Banques participatives : Une entrée en service limitée
A la fois timide et partiel, c’est ainsi que l’on pourrait qualifier le démarrage des banques participatives au Maroc. En effet, le lancement officiel ne rime pas avec le lancement réel et l’enclenchement de ce nouveau modèle financier s’est effectué pendant la période des vacances d’été. Seules quelques banques ont commencé leurs activités qui se limitent, à ce stade, aux ouvertures de comptes et des opérations courantes.
Il est important de signaler que la grande majorité des banques agréées et des fenêtres autorisées par la banque centrale n’ont pas encore communiqué leurs offres de financement détaillées au grand public.

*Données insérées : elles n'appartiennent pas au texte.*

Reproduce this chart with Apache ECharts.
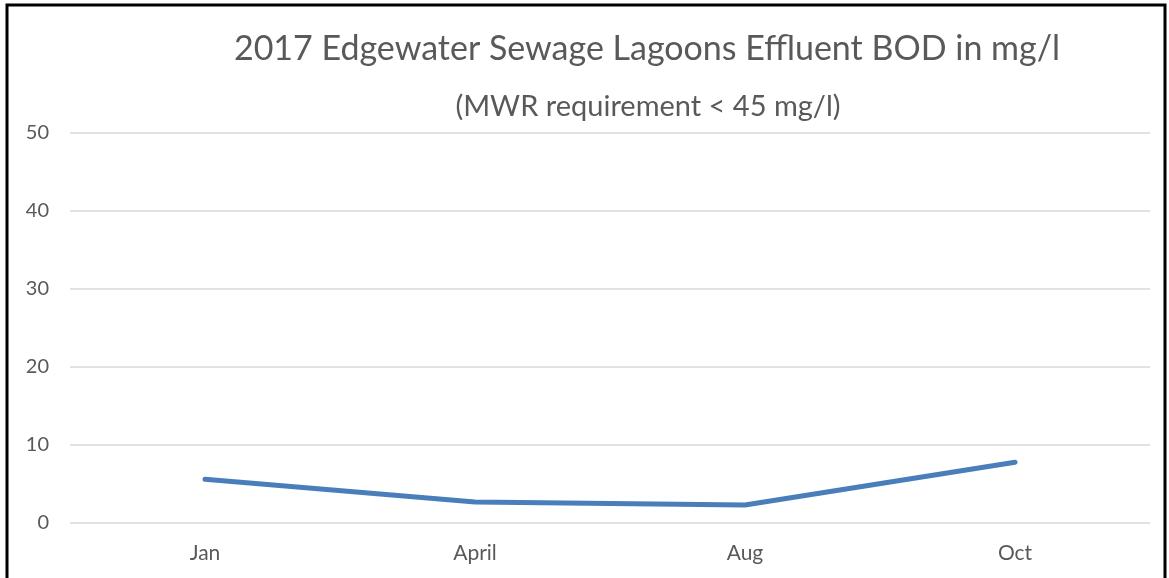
<!DOCTYPE html>
<html><head><meta charset="utf-8">
<script src="https://cdn.jsdelivr.net/npm/echarts@6/dist/echarts.min.js"></script>
<style>html,body{margin:0;padding:0;background:#fff}#c{width:1169px;height:578px}</style>
</head><body><div id="c"></div>
<script>
var categories = ['Jan', 'April', 'Aug', 'Oct'];
var bodValues = [5.6, 2.7, 2.3, 7.8];
var yTicks = [0, 10, 20, 30, 40, 50];
var titleText = '2017 Edgewater Sewage Lagoons Effluent BOD in mg/l';
var subtitleText = '(MWR requirement < 45 mg/l)';

var chart = echarts.init(document.getElementById('c'), null, {renderer: 'canvas'});
var font = 'Lato, "Open Sans", sans-serif';
chart.setOption({
  animation: false,
  backgroundColor: '#fff',
  title: [
    {text: titleText, left: 642, top: 27, textAlign: 'center',
     textStyle: {fontFamily: font, fontSize: 34, fontWeight: 'normal', color: '#595959'}},
    {text: subtitleText, left: 643, top: 87, textAlign: 'center',
     textStyle: {fontFamily: font, fontSize: 29, fontWeight: 'normal', color: '#595959'}}
  ],
  graphic: [{type: 'rect', shape: {x: 7, y: 5, width: 1158, height: 600},
    style: {fill: 'none', stroke: '#000', lineWidth: 3}, silent: true}],
  grid: {left: 70, right: 19, top: 133, bottom: 55},
  xAxis: {type: 'category', data: categories, boundaryGap: true,
    axisLine: {show: false}, axisTick: {show: false},
    axisLabel: {fontFamily: font, fontSize: 21, color: '#595959', margin: 20}},
  yAxis: {type: 'value', min: yTicks[0], max: yTicks[yTicks.length - 1], interval: 10,
    axisLine: {show: false}, axisTick: {show: false},
    axisLabel: {fontFamily: font, fontSize: 20, color: '#595959', margin: 21}},
  series: [{type: 'line', data: bodValues, showSymbol: false, symbol: 'none',
    lineStyle: {color: '#4a7ebb', width: 5, cap: 'round', join: 'round'}}]
});
chart.setOption({yAxis: {splitLine: {lineStyle: {color: '#d9d9d9', width: 1.5}}}});
</script></body></html>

Il n’en demeure pas moins que les nouvelles banques participatives sont attendues sur trois fronts majeurs. Le premier front qui est vital est relatif à la crédibilité et à la conformité avec la Charia. La concrétisation dans les plus fins détails de la pratique quotidienne des idéaux islamiques relatifs au partage juste et équitable est un passage obligé pour gagner les cœurs et les esprits de la deuxième clientèle potentielle. La standardisation dans un premier temps des contrats de financement relatifs aux produits de la mourabaha et l’Ijara et le rôle de « pourvoyeur de visa » de la commission Charia de la finance participative sont certes des gages de sécurité. Néanmoins le dispositif devrait rapidement être corroboré par l’institution d’un « audit charia » professionnel et indépendant. Malheureusement, ce chantier n’est pas à l’ordre du jour.
Le deuxième point est relatif à la compétitivité, à moyen terme, par rapport aux banques conventionnelles. En effet, les études menées montrent clairement et sans équivoques que la grande majorité de la clientèle des particuliers est très sensible au « pricing » des produits participatifs.
Toute « cherté » par rapport aux produits conventionnels équivalents n’est pas compréhensible ni acceptable, et ce malgré l’existence de quelques facteurs structurels de sur-côte à court terme (période de démarrage, coûts fixes, frottements fiscaux subsistants, intégration anticipée d’une partie des risques de contrepartie,…).
Le benchmarking par le marché entre les offres des banques conventionnelles est à la fois inéluctable et omniprésent. C’est une spécificité des marchés hybrides avec un historique bancaire conventionnel solide.
C’est donc aux jeunes banques participatives de faire les efforts et les sacrifices nécessaires pour s’intégrer progressivement en bonne intelligence dans un environnement commercial et culturel difficile, de répondre aux vraies attentes de la clientèle potentielle et de dissiper les préjugés et les malentendus communicationnels.
Le dernier front est porté par la nécessité de parfaire l’offre de financement avec tous les ingrédients nécessaires compatibles à la Charia et notamment l’assurance Takaful.
Le retard pris par le chantier de l’assurance Takaful et surtout le dilemme douloureux d’un démarrage « avec ou sans assurance Takaful » a suscité beaucoup d’interrogations légitimes – parfois même sceptiques – à la fois des professionnels, des observateurs et du grand public. L’absence d’unanimité de traitement de cette question a certainement jeté le trouble chez une bonne partie de la clientèle non initiée et à cause des dommages collatéraux perceptibles sur le lancement de cette nouvelle activité, notamment en termes de risques de réputation.
Il est, donc, d’une nécessité impérieuse de rattraper le décalage du lancement de l’assurance Takaful dans les meilleurs délais. La loi de l’assurance Takaful avait été publiée au bulletin officiel en septembre 2016. Pour être opérationnelle cette loi a besoin de circulaires d’application dont la préparation incombe à l’ACAPS (Autorité de contrôle et de la prévoyance sociale). Le processus règlementaire d’adoption de ces circulaires est assez long : Validation par la commission Charia de la finance participative, publication au bulletin officiel après validation par le SGG… Par ailleurs, le circuit des extensions des agréments des compagnies Takaful n’est pas encore enclenché. Ainsi, il est évident que ce double processus réglementaire n’aboutirait pas avant fin 2017.
En attendant, des « pirouettes » techniques, très discutables et plus ou moins satisfaisantes pourraient être adoptées par les banques participatives pour pallier cette lacune de taille. Ceci étant, le démarrage efficace et efficient de ces banques souffrira pendant plusieurs semaines de ce manque de synergie réglementaire et de cette non gestion en mode « projet intégré » de leur introduction dans notre pays.